>> start Supplied entries

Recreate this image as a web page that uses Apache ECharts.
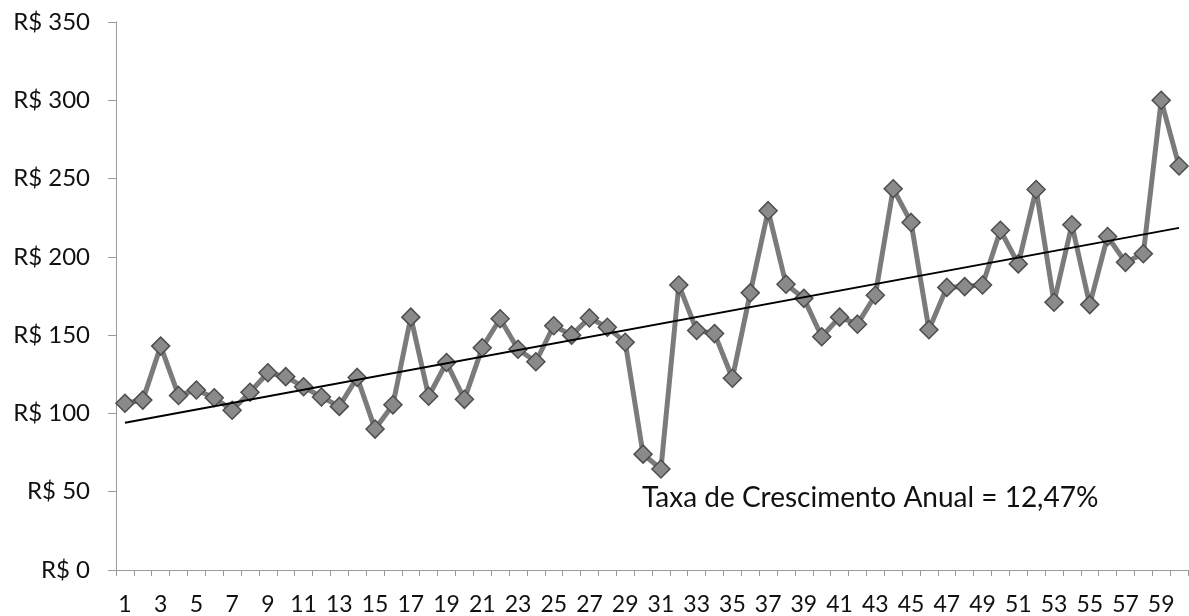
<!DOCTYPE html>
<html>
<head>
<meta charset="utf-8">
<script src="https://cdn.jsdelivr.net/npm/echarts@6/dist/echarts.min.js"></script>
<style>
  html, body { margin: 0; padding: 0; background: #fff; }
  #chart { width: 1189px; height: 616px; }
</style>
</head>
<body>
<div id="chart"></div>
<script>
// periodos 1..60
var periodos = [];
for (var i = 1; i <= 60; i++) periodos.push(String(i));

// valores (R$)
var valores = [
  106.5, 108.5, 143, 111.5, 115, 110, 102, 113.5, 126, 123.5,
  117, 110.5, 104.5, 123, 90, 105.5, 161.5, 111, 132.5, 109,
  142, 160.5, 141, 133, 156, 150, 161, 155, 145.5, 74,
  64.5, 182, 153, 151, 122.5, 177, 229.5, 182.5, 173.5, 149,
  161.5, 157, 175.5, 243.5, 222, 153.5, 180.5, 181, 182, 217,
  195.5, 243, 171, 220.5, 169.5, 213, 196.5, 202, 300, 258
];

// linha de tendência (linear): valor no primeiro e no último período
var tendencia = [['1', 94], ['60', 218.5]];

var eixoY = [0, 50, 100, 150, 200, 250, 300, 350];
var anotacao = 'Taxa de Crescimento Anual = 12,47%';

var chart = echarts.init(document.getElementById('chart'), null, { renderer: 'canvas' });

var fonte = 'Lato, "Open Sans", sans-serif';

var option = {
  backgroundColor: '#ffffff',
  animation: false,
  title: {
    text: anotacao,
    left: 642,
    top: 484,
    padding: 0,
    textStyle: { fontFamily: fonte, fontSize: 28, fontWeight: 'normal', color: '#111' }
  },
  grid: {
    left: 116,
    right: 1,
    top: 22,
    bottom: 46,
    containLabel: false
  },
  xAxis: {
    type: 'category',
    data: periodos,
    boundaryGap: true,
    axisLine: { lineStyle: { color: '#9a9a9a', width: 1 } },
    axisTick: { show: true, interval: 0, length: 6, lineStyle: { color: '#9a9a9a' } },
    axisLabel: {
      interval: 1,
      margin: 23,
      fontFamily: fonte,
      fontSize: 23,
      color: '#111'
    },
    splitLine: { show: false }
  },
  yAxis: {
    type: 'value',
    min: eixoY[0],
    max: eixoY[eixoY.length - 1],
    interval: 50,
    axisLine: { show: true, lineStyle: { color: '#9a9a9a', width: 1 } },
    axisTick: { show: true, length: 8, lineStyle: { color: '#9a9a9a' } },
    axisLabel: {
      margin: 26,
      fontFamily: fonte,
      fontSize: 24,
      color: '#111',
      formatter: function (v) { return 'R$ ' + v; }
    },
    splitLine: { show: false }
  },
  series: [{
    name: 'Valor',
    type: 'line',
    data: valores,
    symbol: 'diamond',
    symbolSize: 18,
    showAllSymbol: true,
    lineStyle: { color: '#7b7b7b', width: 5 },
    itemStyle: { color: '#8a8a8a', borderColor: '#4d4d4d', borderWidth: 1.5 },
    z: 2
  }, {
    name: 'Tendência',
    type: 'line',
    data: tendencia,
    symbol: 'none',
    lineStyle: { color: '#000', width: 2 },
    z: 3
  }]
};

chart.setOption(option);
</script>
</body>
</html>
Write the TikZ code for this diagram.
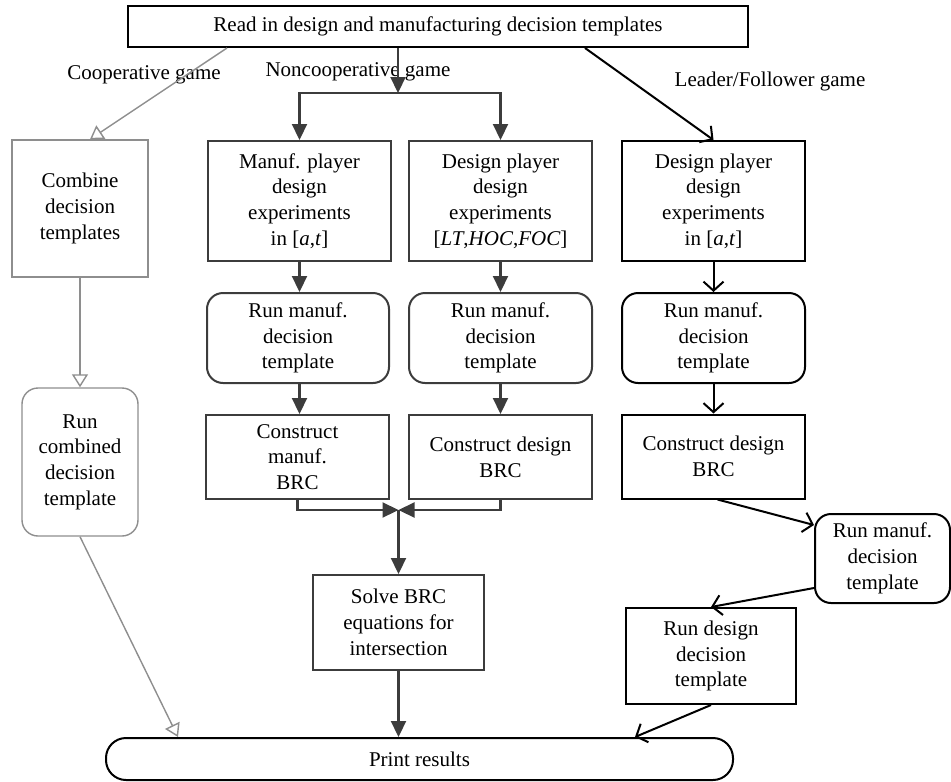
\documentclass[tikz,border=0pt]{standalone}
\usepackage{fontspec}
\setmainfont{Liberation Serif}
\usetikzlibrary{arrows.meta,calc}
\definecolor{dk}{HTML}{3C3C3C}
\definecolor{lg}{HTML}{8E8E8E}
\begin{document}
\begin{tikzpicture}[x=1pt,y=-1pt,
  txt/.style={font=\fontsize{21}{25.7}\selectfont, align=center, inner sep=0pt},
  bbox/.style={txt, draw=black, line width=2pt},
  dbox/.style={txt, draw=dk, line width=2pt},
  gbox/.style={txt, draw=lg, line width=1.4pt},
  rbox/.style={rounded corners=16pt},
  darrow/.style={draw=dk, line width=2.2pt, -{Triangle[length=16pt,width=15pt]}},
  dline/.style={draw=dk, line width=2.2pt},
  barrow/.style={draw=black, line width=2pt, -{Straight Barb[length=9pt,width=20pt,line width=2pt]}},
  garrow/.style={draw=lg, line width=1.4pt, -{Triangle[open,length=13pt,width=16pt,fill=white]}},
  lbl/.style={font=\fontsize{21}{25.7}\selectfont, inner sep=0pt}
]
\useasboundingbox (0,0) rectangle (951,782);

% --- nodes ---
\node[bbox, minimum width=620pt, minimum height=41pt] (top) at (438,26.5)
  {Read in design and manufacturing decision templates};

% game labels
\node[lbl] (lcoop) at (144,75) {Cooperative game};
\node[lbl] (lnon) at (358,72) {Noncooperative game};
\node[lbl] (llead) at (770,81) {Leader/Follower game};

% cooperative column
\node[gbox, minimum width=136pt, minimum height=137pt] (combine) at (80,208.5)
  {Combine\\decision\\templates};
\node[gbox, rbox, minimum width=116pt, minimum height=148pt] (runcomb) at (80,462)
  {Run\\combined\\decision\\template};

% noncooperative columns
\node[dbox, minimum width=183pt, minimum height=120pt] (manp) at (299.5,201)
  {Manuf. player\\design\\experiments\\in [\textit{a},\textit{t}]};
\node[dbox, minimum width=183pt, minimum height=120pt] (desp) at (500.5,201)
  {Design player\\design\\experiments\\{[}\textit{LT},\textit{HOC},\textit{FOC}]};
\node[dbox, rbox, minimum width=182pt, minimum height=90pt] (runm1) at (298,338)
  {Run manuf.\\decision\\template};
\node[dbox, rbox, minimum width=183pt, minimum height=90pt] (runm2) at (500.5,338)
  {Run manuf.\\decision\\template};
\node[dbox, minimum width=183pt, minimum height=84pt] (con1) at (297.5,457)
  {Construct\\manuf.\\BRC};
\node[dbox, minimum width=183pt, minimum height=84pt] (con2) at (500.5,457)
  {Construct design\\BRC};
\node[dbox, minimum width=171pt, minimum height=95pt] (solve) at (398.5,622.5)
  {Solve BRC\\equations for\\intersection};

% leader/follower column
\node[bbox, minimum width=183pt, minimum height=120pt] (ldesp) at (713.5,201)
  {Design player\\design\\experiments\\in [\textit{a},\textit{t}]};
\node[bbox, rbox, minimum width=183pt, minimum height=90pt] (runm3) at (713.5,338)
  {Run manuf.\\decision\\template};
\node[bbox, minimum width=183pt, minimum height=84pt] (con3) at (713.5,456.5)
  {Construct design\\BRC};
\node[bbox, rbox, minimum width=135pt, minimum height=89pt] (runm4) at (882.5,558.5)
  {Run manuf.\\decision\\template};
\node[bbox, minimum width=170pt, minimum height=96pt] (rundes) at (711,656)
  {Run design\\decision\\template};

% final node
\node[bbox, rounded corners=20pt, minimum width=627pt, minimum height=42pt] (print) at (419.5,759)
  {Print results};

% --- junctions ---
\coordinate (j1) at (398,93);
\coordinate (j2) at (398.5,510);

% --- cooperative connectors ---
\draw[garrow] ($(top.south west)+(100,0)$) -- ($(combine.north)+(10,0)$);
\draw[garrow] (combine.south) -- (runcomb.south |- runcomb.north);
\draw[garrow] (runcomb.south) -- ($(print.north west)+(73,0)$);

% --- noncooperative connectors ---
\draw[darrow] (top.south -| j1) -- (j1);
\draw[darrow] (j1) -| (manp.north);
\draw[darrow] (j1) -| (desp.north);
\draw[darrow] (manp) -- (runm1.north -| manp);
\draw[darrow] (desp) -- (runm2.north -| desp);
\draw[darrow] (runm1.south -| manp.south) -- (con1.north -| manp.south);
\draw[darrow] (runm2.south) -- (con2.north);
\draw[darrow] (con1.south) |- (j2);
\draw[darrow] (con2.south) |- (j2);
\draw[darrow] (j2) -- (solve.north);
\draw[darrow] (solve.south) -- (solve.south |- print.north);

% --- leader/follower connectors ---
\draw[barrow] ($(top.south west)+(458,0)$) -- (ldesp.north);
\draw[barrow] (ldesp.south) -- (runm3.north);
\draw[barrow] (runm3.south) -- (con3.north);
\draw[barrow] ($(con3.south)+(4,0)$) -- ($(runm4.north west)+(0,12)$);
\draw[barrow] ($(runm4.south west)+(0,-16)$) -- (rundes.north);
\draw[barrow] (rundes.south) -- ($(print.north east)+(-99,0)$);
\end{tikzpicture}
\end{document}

>> end Supplied entries

■ Your task ■
Copy nothing but the lines from the top of the data down to the line containing "for (var i = 1;", and leave the pictures out.

■ Response below ■
Recreate this image as a web page that uses Apache ECharts.
<!DOCTYPE html>
<html>
<head>
<meta charset="utf-8">
<script src="https://cdn.jsdelivr.net/npm/echarts@6/dist/echarts.min.js"></script>
<style>
  html, body { margin: 0; padding: 0; background: #fff; }
  #chart { width: 1189px; height: 616px; }
</style>
</head>
<body>
<div id="chart"></div>
<script>
// periodos 1..60
var periodos = [];
for (var i = 1; i <= 60; i++) periodos.push(String(i));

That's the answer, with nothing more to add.